Code that draws figures:
Begin

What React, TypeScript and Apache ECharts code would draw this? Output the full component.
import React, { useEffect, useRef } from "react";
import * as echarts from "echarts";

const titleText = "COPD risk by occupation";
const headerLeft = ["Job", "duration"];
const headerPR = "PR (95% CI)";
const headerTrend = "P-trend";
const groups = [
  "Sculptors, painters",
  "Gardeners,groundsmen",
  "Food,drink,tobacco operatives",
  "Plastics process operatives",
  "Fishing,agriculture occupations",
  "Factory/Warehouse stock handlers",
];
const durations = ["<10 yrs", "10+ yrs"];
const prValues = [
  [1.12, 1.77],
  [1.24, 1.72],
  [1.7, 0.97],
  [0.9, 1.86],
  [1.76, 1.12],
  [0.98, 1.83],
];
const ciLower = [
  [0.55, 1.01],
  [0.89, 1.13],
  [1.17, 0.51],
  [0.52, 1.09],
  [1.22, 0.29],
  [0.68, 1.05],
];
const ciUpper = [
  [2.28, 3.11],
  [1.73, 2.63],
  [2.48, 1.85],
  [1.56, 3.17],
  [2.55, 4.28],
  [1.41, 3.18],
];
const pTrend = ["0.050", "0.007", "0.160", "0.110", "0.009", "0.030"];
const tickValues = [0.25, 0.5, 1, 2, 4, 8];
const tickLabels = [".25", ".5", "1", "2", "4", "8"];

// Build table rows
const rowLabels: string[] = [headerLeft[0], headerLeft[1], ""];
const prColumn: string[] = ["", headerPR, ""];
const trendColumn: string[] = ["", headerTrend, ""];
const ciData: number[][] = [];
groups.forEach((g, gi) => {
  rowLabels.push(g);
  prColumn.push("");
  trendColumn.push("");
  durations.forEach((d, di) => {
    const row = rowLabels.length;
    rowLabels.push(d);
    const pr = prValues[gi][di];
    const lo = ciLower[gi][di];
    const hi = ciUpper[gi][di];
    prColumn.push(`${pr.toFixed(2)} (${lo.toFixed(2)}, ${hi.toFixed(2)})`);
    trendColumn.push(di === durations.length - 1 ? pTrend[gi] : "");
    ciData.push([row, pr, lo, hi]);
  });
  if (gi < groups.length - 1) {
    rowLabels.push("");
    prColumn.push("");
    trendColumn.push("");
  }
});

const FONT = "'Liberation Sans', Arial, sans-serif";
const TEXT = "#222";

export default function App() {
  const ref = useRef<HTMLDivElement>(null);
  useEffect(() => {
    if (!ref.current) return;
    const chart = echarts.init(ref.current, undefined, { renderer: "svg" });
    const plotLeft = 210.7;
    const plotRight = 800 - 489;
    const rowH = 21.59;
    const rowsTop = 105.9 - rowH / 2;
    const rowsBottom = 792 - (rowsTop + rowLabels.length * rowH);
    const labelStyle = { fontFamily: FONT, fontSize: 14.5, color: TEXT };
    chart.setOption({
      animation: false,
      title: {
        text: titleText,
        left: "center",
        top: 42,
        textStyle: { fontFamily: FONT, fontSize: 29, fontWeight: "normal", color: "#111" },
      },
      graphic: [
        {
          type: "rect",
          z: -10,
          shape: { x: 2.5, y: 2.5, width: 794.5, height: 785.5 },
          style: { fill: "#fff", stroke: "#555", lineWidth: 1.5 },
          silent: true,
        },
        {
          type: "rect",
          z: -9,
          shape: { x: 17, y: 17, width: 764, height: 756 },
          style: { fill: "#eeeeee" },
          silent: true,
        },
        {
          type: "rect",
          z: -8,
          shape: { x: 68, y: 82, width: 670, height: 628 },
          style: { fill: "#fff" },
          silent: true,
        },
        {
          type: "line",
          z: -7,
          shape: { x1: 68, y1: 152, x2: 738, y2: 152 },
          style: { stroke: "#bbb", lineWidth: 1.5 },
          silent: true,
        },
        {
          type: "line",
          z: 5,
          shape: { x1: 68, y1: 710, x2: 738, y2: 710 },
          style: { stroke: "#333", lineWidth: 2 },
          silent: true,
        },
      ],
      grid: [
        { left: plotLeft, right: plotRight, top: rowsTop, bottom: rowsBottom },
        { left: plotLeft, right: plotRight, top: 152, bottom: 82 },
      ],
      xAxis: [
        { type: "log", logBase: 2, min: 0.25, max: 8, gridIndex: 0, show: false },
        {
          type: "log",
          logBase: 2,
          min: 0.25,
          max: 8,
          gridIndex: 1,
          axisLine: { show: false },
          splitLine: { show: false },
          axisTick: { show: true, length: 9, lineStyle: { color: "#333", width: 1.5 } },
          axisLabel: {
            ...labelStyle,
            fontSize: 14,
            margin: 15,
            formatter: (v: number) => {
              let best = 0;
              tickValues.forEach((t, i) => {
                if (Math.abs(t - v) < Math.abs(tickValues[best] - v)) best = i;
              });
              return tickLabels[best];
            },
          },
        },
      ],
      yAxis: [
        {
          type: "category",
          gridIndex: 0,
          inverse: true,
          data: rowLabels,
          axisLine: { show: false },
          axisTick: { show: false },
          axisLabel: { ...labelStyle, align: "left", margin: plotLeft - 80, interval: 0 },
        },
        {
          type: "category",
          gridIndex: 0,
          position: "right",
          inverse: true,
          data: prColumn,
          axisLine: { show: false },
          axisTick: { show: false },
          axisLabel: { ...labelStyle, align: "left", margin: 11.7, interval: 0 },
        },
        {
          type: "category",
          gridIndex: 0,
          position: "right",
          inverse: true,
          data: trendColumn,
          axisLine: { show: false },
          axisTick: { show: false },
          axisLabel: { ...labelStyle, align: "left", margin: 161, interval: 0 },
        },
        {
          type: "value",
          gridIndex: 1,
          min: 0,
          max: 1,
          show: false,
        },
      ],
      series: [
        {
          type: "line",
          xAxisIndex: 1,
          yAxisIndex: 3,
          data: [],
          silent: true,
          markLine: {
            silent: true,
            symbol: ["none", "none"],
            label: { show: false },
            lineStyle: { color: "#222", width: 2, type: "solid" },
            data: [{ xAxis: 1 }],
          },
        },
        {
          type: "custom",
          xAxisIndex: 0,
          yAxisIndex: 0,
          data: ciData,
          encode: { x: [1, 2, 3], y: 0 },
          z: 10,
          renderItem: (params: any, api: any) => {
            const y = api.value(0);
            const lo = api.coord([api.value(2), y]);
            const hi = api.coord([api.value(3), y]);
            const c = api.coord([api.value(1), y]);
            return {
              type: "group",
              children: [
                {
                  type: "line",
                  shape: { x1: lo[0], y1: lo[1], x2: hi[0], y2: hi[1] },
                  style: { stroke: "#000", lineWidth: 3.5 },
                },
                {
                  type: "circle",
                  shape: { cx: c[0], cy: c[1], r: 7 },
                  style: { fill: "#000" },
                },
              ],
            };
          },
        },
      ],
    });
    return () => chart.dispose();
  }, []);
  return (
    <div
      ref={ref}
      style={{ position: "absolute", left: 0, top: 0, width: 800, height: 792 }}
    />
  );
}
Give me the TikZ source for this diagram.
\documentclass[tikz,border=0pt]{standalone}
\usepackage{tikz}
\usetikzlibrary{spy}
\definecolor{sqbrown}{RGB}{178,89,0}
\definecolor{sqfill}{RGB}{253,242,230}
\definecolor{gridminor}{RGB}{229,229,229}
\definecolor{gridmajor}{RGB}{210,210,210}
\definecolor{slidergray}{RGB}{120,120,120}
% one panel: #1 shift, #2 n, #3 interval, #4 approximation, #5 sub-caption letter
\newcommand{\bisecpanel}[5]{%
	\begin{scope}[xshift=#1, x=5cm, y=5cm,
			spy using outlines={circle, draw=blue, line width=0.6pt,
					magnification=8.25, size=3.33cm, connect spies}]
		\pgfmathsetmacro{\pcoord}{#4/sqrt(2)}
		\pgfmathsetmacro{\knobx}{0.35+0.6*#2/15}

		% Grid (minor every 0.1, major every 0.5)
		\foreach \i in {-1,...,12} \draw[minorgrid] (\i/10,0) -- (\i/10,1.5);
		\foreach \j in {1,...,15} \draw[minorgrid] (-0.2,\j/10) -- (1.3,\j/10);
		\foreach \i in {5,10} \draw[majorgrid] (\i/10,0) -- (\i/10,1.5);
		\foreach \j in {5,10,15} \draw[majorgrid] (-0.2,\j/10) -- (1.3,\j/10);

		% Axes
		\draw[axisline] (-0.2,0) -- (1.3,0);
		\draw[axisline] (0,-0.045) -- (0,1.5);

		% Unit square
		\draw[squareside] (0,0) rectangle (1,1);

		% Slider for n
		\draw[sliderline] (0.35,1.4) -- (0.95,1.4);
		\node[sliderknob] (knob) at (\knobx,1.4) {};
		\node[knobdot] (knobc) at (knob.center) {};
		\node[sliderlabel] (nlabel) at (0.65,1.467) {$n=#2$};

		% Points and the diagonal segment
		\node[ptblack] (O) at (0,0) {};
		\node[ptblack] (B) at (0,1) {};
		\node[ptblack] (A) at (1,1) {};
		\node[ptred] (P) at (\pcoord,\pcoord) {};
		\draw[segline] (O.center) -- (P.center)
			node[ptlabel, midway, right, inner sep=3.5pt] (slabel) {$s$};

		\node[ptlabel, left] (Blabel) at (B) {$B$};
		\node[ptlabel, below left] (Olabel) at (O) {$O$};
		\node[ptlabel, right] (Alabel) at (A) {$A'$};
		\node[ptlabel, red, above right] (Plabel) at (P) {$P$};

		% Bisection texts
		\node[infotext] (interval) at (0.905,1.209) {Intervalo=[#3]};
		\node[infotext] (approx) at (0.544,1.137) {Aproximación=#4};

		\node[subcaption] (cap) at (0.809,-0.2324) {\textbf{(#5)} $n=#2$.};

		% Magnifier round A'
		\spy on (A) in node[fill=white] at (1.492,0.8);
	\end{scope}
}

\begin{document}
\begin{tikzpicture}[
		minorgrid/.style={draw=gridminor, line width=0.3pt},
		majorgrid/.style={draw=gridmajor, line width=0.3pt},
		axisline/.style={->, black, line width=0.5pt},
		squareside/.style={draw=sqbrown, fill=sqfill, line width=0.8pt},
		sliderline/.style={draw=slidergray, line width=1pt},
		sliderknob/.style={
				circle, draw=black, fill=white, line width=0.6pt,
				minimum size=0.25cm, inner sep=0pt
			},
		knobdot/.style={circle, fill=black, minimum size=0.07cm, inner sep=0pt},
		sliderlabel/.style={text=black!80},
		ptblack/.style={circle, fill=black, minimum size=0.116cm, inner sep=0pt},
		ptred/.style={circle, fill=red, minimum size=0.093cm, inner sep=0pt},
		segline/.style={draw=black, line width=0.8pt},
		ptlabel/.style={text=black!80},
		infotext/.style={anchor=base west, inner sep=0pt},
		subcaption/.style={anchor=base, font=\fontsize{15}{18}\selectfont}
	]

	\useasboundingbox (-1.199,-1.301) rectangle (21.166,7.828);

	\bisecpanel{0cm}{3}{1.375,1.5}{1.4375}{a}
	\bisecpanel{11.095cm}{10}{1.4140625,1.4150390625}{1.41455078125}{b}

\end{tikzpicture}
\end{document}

End

Exercise goal: Collect every line with the string "React" from the records, and copy each.

Solution:
What React, TypeScript and Apache ECharts code would draw this? Output the full component.
import React, { useEffect, useRef } from "react";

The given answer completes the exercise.